The arithmetic is simple enough. Each MCA purchased a percentage of your future receivables, but the daily fixed ACH withdrawal does not fluctuate with revenue. When you signed the first agreement, the withdrawal was manageable. When you signed the second (often at the suggestion of the first funder, or a broker affiliated with them), the combined withdrawal consumed your margin. The third advance, the one that was supposed to stabilize everything, eliminated it.
In 2025, we reviewed a file where a landscaping company in New Jersey was servicing four simultaneous MCAs. The combined daily withdrawal was $1,740. The company's average daily revenue was $2,100. After the withdrawals, after payroll, after fuel costs, the owner had forty-three dollars a day to operate a business that employed nine people.
Forty-three dollars.
Stop the Bleeding Without Triggering the Avalanche
The first instinct, and the most dangerous one, is to revoke ACH authorizations across all accounts. This is the financial equivalent of pulling every fire alarm in a building simultaneously. Each revocation constitutes a default under its respective agreement. Each default triggers its own acceleration clause. Each funder, now aware that you have taken an adversarial posture, will race to be the first to file a judgment and freeze the account.
The first funder to obtain a judgment and serve a restraining notice on your bank gains priority.
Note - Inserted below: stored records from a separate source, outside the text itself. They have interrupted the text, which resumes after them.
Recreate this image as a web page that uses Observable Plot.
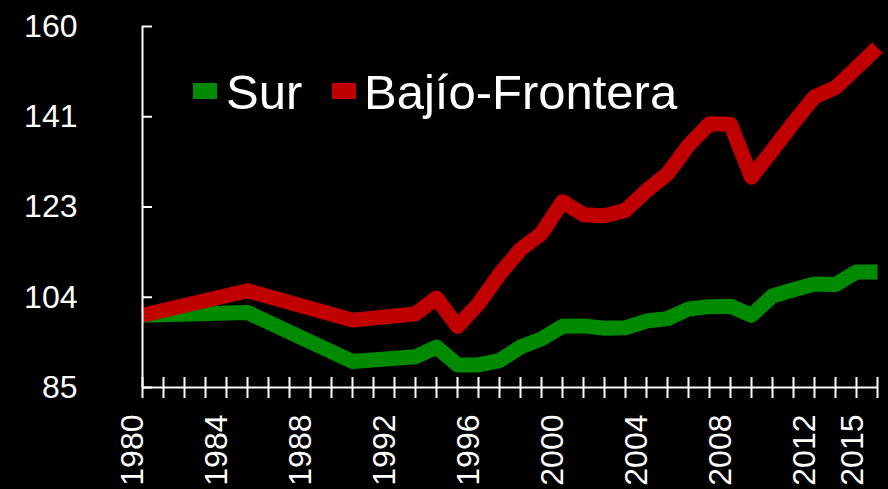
<!DOCTYPE html>
<html>
<head>
<meta charset="utf-8">
<script src="https://cdn.jsdelivr.net/npm/d3@7"></script>
<script src="https://cdn.jsdelivr.net/npm/@observablehq/plot@0.6"></script>
<style>
  html, body { margin: 0; padding: 0; background: #000; }
  #wrap { position: relative; width: 888px; height: 489px; background: #000; font-family: "Liberation Sans", Arial, sans-serif; }
  .sw { position: absolute; width: 24px; height: 16px; }
  .lg { position: absolute; color: #fff; font-size: 49px; line-height: 49px; white-space: nowrap; }
</style>
</head>
<body>
<div id="wrap"></div>
<script>
// ---- data ----
const years = [1980, 1985, 1990, 1993, 1994, 1995, 1996, 1997, 1998, 1999, 2000, 2001, 2002, 2003, 2004, 2005, 2006, 2007, 2008, 2009, 2010, 2011, 2012, 2013, 2014, 2015];
const sur = [100.0, 100.6, 90.4, 91.4, 93.4, 89.7, 89.7, 90.6, 93.4, 95.1, 97.7, 97.8, 97.3, 97.4, 98.8, 99.3, 101.3, 101.8, 101.9, 100.0, 104.0, 105.3, 106.5, 106.4, 109.0, 109.0];
const bajio = [100.0, 105.1, 99.0, 100.3, 103.6, 97.7, 102.4, 108.5, 113.7, 117.0, 123.6, 120.9, 120.7, 121.8, 125.9, 129.4, 135.3, 139.8, 139.7, 128.7, 134.3, 140.0, 145.4, 147.3, 151.4, 155.6];
const seriesNames = ["Sur", "Bajío-Frontera"];
const seriesColors = ["#008a00", "#c00000"];
const yTicks = [85, 103.75, 122.5, 141.25, 160];
const xTickYears = d3.range(1980, 2016);
const xLabelYears = [1980, 1984, 1988, 1992, 1996, 2000, 2004, 2008, 2012];
const xLastLabel = [2015];

const surData = years.map((y, i) => ({year: y, value: sur[i]}));
const bajioData = years.map((y, i) => ({year: y, value: bajio[i]}));

const noText = () => "";
const chart = Plot.plot({
  width: 888,
  height: 489,
  marginLeft: 142,
  marginRight: 11,
  marginTop: 26,
  marginBottom: 102,
  style: {background: "#000", color: "#fff", fontFamily: "'Liberation Sans', Arial, sans-serif"},
  x: {domain: [1980, 2015], axis: null, label: null},
  y: {domain: [85, 160], axis: null, label: null},
  marks: [
    Plot.line(surData, {x: "year", y: "value", stroke: seriesColors[0], strokeWidth: 15, strokeLinejoin: "round", strokeLinecap: "butt"}),
    Plot.line(bajioData, {x: "year", y: "value", stroke: seriesColors[1], strokeWidth: 15, strokeLinejoin: "round", strokeLinecap: "butt"}),
    Plot.ruleX([1980], {stroke: "#fff", strokeWidth: 2}),
    Plot.ruleY([85], {stroke: "#fff", strokeWidth: 2}),
    Plot.axisY(yTicks, {anchor: "left", label: null, tickSize: -10, tickFormat: noText, stroke: "#fff", strokeWidth: 2}),
    Plot.axisX(xTickYears, {anchor: "bottom", label: null, tickSize: 11, tickFormat: noText, stroke: "#fff", strokeWidth: 2}),
    Plot.axisX(xTickYears, {anchor: "bottom", label: null, tickSize: -10, tickFormat: noText, stroke: "#fff", strokeWidth: 2}),
    Plot.text(yTicks, {y: d => d, text: d => String(Math.round(d)), frameAnchor: "left", textAnchor: "end", dx: -65, fill: "#fff", fontSize: 32}),
    Plot.text(xLabelYears, {x: d => d, text: d => String(d), frameAnchor: "bottom", textAnchor: "end", rotate: -90, dy: 27, fill: "#fff", fontSize: 32}),
    Plot.text(xLastLabel, {x: d => d, text: d => String(d), frameAnchor: "bottom", textAnchor: "end", rotate: -90, dy: 27, dx: -15, fill: "#fff", fontSize: 32})
  ]
});
const wrap = document.getElementById("wrap");
wrap.appendChild(chart);

// legend
const legendItems = [
  {name: seriesNames[0], color: seriesColors[0], sx: 193, tx: 226},
  {name: seriesNames[1], color: seriesColors[1], sx: 332, tx: 364}
];
for (const it of legendItems) {
  const s = document.createElement("div");
  s.className = "sw";
  s.style.left = it.sx + "px";
  s.style.top = "83px";
  s.style.background = it.color;
  wrap.appendChild(s);
  const t = document.createElement("div");
  t.className = "lg";
  t.style.left = it.tx + "px";
  t.style.top = "68px";
  t.textContent = it.name;
  wrap.appendChild(t);
}
</script>
</body>
</html>
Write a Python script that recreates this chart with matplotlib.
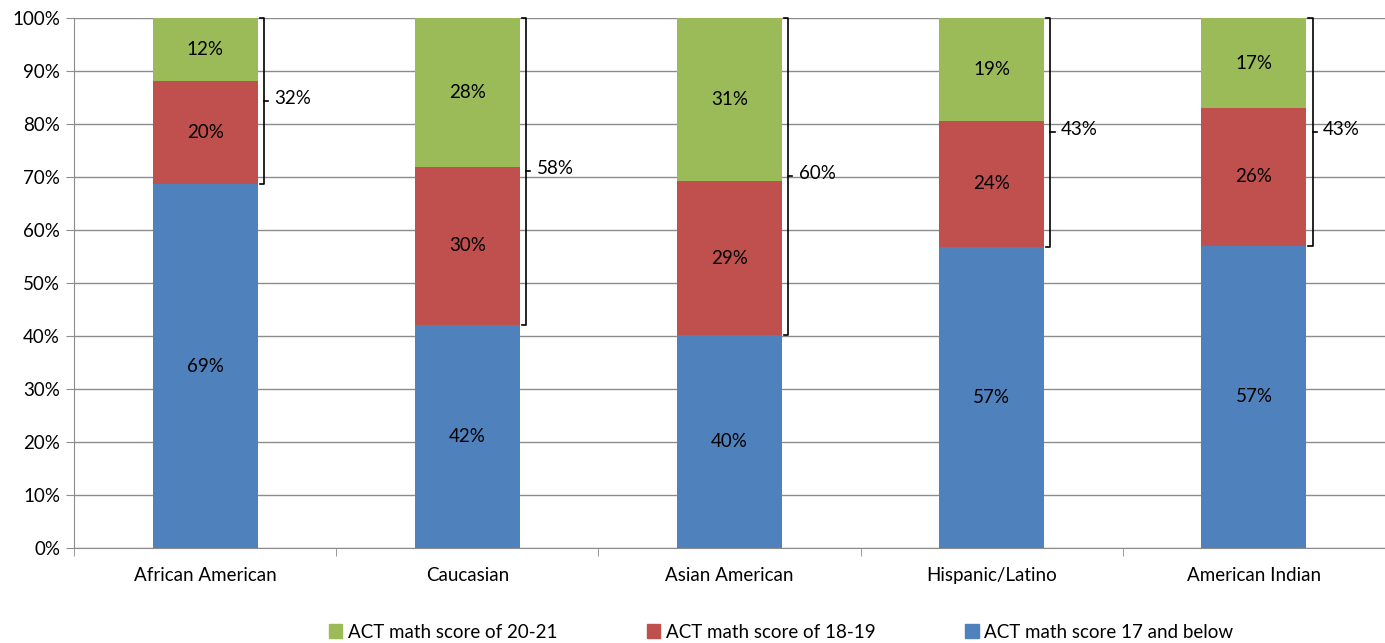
import matplotlib
matplotlib.use("Agg")
import matplotlib.pyplot as plt
from matplotlib.ticker import FixedLocator, PercentFormatter
from matplotlib.patches import Patch

categories = ["African American", "Caucasian", "Asian American", "Hispanic/Latino", "American Indian"]
score_17_below = [68.6, 42.1, 40.2, 56.8, 57.0]
score_18_19 = [19.6, 29.8, 29.0, 23.8, 26.0]
score_20_21 = [11.8, 28.1, 30.8, 19.4, 17.0]
combined_18_21 = [32, 58, 60, 43, 43]
series_names = ["ACT math score of 20-21", "ACT math score of 18-19", "ACT math score 17 and below"]

c_blue, c_red, c_green = "#4F81BD", "#C0504D", "#9BBB59"

plt.rcParams['font.family'] = ['Lato', 'DejaVu Sans']
fig = plt.figure(figsize=(13.85, 6.43), dpi=100)
ax = fig.add_axes([74/1385, 1-548/643, 1311/1385, 530/643])

x = list(range(len(categories)))
w = 0.4
ax.bar(x, score_17_below, w, color=c_blue, zorder=3)
ax.bar(x, score_18_19, w, bottom=score_17_below, color=c_red, zorder=3)
b2 = [a + b for a, b in zip(score_17_below, score_18_19)]
ax.bar(x, score_20_21, w, bottom=b2, color=c_green, zorder=3)

fs = 13.5
for i in x:
    ax.text(i, score_17_below[i]/2, f"{round(score_17_below[i])}%", ha="center", va="center", fontsize=fs, zorder=4)
    ax.text(i, score_17_below[i] + score_18_19[i]/2, f"{round(score_18_19[i])}%", ha="center", va="center", fontsize=fs, zorder=4)
    ax.text(i, b2[i] + score_20_21[i]/2, f"{round(score_20_21[i])}%", ha="center", va="center", fontsize=fs, zorder=4)
    # bracket
    top = b2[i] + score_20_21[i]
    bot = score_17_below[i]
    xb = i + w/2 + 0.024
    hook = 0.016
    ax.plot([xb - hook, xb, xb, xb - hook], [top, top, bot, bot], color="black", lw=1.2, zorder=4, clip_on=False)
    mid = (top + bot) / 2
    ax.plot([xb, xb + hook], [mid, mid], color="black", lw=1.2, zorder=4)
    ax.text(xb + 0.04, mid + 0.5, f"{combined_18_21[i]}%", ha="left", va="center", fontsize=fs, zorder=4)

ax.set_xlim(-0.5, len(categories) - 0.5)
ax.set_ylim(0, 100)
ax.set_yticks(range(0, 101, 10))
ax.yaxis.set_major_formatter(PercentFormatter(decimals=0))
ax.yaxis.grid(True, color="#8C8C8C", lw=1, zorder=0)
ax.set_xticks(x)
ax.set_xticklabels(categories, fontsize=fs)
ax.xaxis.set_minor_locator(FixedLocator([i - 0.5 for i in range(len(categories) + 1)]))
ax.tick_params(axis="x", which="major", length=0, pad=14)
ax.tick_params(axis="x", which="minor", length=6, color="#8C8C8C", direction="out")
ax.tick_params(axis="y", length=6, color="#8C8C8C", labelsize=fs, pad=4)
for s in ["top", "right"]:
    ax.spines[s].set_visible(False)
for s in ["left", "bottom"]:
    ax.spines[s].set_color("#8C8C8C")

handles = [Patch(color=c_green), Patch(color=c_red), Patch(color=c_blue)]
fig.legend(handles, series_names, loc="center", bbox_to_anchor=(781/1385, 1-632/643), ncol=3,
           frameon=False, fontsize=fs, handlelength=0.7, handleheight=0.7, handletextpad=0.3,
           columnspacing=4.8)

fig.savefig("out.png", dpi=100)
The others will follow, but the first arrival claims the remaining funds. This is not collaboration among creditors. It is competition, and the merchant is the territory being divided.
You do not win a war with four creditors by attacking all of them on the same morning.
The correct approach is sequential, not simultaneous, and it requires legal counsel to orchestrate. An attorney can send a formal notice to each funder, assert the reconciliation rights embedded in each contract, and create a documented record that the merchant is acting in good faith to address the shortfall. This is not a guarantee of cooperation. It is a strategic positioning that constrains the funder's options if the matter reaches a court.
Separate Your Operating Funds
We have written about this before. It bears repeating because the failure to do it is, in nearly every case we handle, the single decision that converts a manageable crisis into an unrecoverable one.
Open a new business account at a different bank. Begin directing new receivables, customer payments, and incoming deposits to this account. The original account, the one linked to the ACH authorizations, remains open. It is not closed. It is not hidden. It simply no longer contains the funds required to keep the business alive.